# Problem details
The listing below must be repeated word for word, with its images excluded.

# Data shown
* BEGIN *

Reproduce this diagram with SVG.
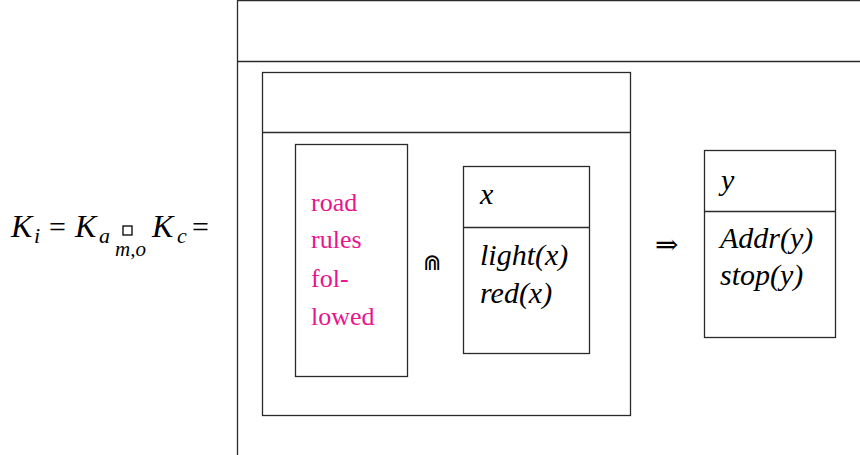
<svg xmlns="http://www.w3.org/2000/svg" width="860" height="455" viewBox="0 0 860 455">
<defs>
<style>
.b{fill:none;stroke:#2a2a2a;stroke-width:1.3}
</style>
</defs>
<rect width="860" height="455" fill="#fff"/>
<g id="formula">
<text font-family="Nimbus Roman, Tinos, FreeSerif, DejaVu Serif, serif" font-style="italic" x="11" y="237" font-size="32">K</text>
<text font-family="Nimbus Roman, Tinos, FreeSerif, DejaVu Serif, serif" font-style="italic" x="34" y="243" font-size="22">i</text>
<text font-family="Nimbus Roman, Tinos, FreeSerif, DejaVu Serif, serif" x="49" y="237" font-size="30">=</text>
<text font-family="Nimbus Roman, Tinos, FreeSerif, DejaVu Serif, serif" font-style="italic" x="75" y="237" font-size="32">K</text>
<text font-family="Nimbus Roman, Tinos, FreeSerif, DejaVu Serif, serif" font-style="italic" x="99" y="243" font-size="22">a</text>
<rect x="123" y="226" width="9" height="9" fill="none" stroke="#000" stroke-width="1.3"/>
<text font-family="Nimbus Roman, Tinos, FreeSerif, DejaVu Serif, serif" font-style="italic" x="115" y="256" font-size="21">m,o</text>
<text font-family="Nimbus Roman, Tinos, FreeSerif, DejaVu Serif, serif" font-style="italic" x="152" y="237" font-size="32">K</text>
<text font-family="Nimbus Roman, Tinos, FreeSerif, DejaVu Serif, serif" font-style="italic" x="177" y="243" font-size="22">c</text>
<text font-family="Nimbus Roman, Tinos, FreeSerif, DejaVu Serif, serif" x="192" y="237" font-size="30">=</text>
</g>
<g id="outer">
<path class="b" d="M237.5 460V0.5H865M237.5 61.5H865"/>
</g>
<g id="inner">
<rect class="b" x="262.5" y="72.5" width="368" height="343"/>
<line class="b" x1="262.5" y1="132.5" x2="630.5" y2="132.5"/>
</g>
<g id="road">
<rect class="b" x="295.5" y="144.5" width="112" height="232"/>
<text font-family="Nimbus Roman, Tinos, FreeSerif, DejaVu Serif, serif" font-size="26" fill="#e8158f" x="311" y="211">road</text>
<text font-family="Nimbus Roman, Tinos, FreeSerif, DejaVu Serif, serif" font-size="26" fill="#e8158f" x="311" y="248">rules</text>
<text font-family="Nimbus Roman, Tinos, FreeSerif, DejaVu Serif, serif" font-size="26" fill="#e8158f" x="311" y="287">fol-</text>
<text font-family="Nimbus Roman, Tinos, FreeSerif, DejaVu Serif, serif" font-size="26" fill="#e8158f" x="311" y="325">lowed</text>
</g>
<g id="op">
<text font-family="DejaVu Sans, sans-serif" x="423" y="270" font-size="22">⋒</text>
</g>
<g id="xbox">
<rect class="b" x="463.5" y="166.5" width="126" height="187"/>
<line class="b" x1="463.5" y1="227.5" x2="589.5" y2="227.5"/>
<text font-family="Nimbus Roman, Tinos, FreeSerif, DejaVu Serif, serif" font-style="italic" font-size="30" x="480" y="204">x</text>
<text font-family="Nimbus Roman, Tinos, FreeSerif, DejaVu Serif, serif" font-style="italic" font-size="30" x="480" y="265">light(x)</text>
<text font-family="Nimbus Roman, Tinos, FreeSerif, DejaVu Serif, serif" font-style="italic" font-size="30" x="480" y="303">red(x)</text>
</g>
<g id="implies">
<text font-family="DejaVu Serif, serif" x="655" y="254" font-size="28">⇒</text>
</g>
<g id="ybox">
<rect class="b" x="704.5" y="150.5" width="131" height="187"/>
<line class="b" x1="704.5" y1="211.5" x2="835.5" y2="211.5"/>
<text font-family="Nimbus Roman, Tinos, FreeSerif, DejaVu Serif, serif" font-style="italic" font-size="30" x="721" y="190">y</text>
<text font-family="Nimbus Roman, Tinos, FreeSerif, DejaVu Serif, serif" font-style="italic" font-size="30" x="720" y="248">Addr(y)</text>
<text font-family="Nimbus Roman, Tinos, FreeSerif, DejaVu Serif, serif" font-style="italic" font-size="30" x="720" y="285">stop(y)</text>
</g>
</svg>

* END *

# Completed exercise
Reproduce this diagram with SVG.
<svg xmlns="http://www.w3.org/2000/svg" width="860" height="455" viewBox="0 0 860 455">
<defs>
<style>
.b{fill:none;stroke:#2a2a2a;stroke-width:1.3}
</style>
</defs>
<rect width="860" height="455" fill="#fff"/>
<g id="formula">
<text font-family="Nimbus Roman, Tinos, FreeSerif, DejaVu Serif, serif" font-style="italic" x="11" y="237" font-size="32">K</text>
<text font-family="Nimbus Roman, Tinos, FreeSerif, DejaVu Serif, serif" font-style="italic" x="34" y="243" font-size="22">i</text>
<text font-family="Nimbus Roman, Tinos, FreeSerif, DejaVu Serif, serif" x="49" y="237" font-size="30">=</text>
<text font-family="Nimbus Roman, Tinos, FreeSerif, DejaVu Serif, serif" font-style="italic" x="75" y="237" font-size="32">K</text>
<text font-family="Nimbus Roman, Tinos, FreeSerif, DejaVu Serif, serif" font-style="italic" x="99" y="243" font-size="22">a</text>
<rect x="123" y="226" width="9" height="9" fill="none" stroke="#000" stroke-width="1.3"/>
<text font-family="Nimbus Roman, Tinos, FreeSerif, DejaVu Serif, serif" font-style="italic" x="115" y="256" font-size="21">m,o</text>
<text font-family="Nimbus Roman, Tinos, FreeSerif, DejaVu Serif, serif" font-style="italic" x="152" y="237" font-size="32">K</text>
<text font-family="Nimbus Roman, Tinos, FreeSerif, DejaVu Serif, serif" font-style="italic" x="177" y="243" font-size="22">c</text>
<text font-family="Nimbus Roman, Tinos, FreeSerif, DejaVu Serif, serif" x="192" y="237" font-size="30">=</text>
</g>
<g id="outer">
<path class="b" d="M237.5 460V0.5H865M237.5 61.5H865"/>
</g>
<g id="inner">
<rect class="b" x="262.5" y="72.5" width="368" height="343"/>
<line class="b" x1="262.5" y1="132.5" x2="630.5" y2="132.5"/>
</g>
<g id="road">
<rect class="b" x="295.5" y="144.5" width="112" height="232"/>
<text font-family="Nimbus Roman, Tinos, FreeSerif, DejaVu Serif, serif" font-size="26" fill="#e8158f" x="311" y="211">road</text>
<text font-family="Nimbus Roman, Tinos, FreeSerif, DejaVu Serif, serif" font-size="26" fill="#e8158f" x="311" y="248">rules</text>
<text font-family="Nimbus Roman, Tinos, FreeSerif, DejaVu Serif, serif" font-size="26" fill="#e8158f" x="311" y="287">fol-</text>
<text font-family="Nimbus Roman, Tinos, FreeSerif, DejaVu Serif, serif" font-size="26" fill="#e8158f" x="311" y="325">lowed</text>
</g>
<g id="op">
<text font-family="DejaVu Sans, sans-serif" x="423" y="270" font-size="22">⋒</text>
</g>
<g id="xbox">
<rect class="b" x="463.5" y="166.5" width="126" height="187"/>
<line class="b" x1="463.5" y1="227.5" x2="589.5" y2="227.5"/>
<text font-family="Nimbus Roman, Tinos, FreeSerif, DejaVu Serif, serif" font-style="italic" font-size="30" x="480" y="204">x</text>
<text font-family="Nimbus Roman, Tinos, FreeSerif, DejaVu Serif, serif" font-style="italic" font-size="30" x="480" y="265">light(x)</text>
<text font-family="Nimbus Roman, Tinos, FreeSerif, DejaVu Serif, serif" font-style="italic" font-size="30" x="480" y="303">red(x)</text>
</g>
<g id="implies">
<text font-family="DejaVu Serif, serif" x="655" y="254" font-size="28">⇒</text>
</g>
<g id="ybox">
<rect class="b" x="704.5" y="150.5" width="131" height="187"/>
<line class="b" x1="704.5" y1="211.5" x2="835.5" y2="211.5"/>
<text font-family="Nimbus Roman, Tinos, FreeSerif, DejaVu Serif, serif" font-style="italic" font-size="30" x="721" y="190">y</text>
<text font-family="Nimbus Roman, Tinos, FreeSerif, DejaVu Serif, serif" font-style="italic" font-size="30" x="720" y="248">Addr(y)</text>
<text font-family="Nimbus Roman, Tinos, FreeSerif, DejaVu Serif, serif" font-style="italic" font-size="30" x="720" y="285">stop(y)</text>
</g>
</svg>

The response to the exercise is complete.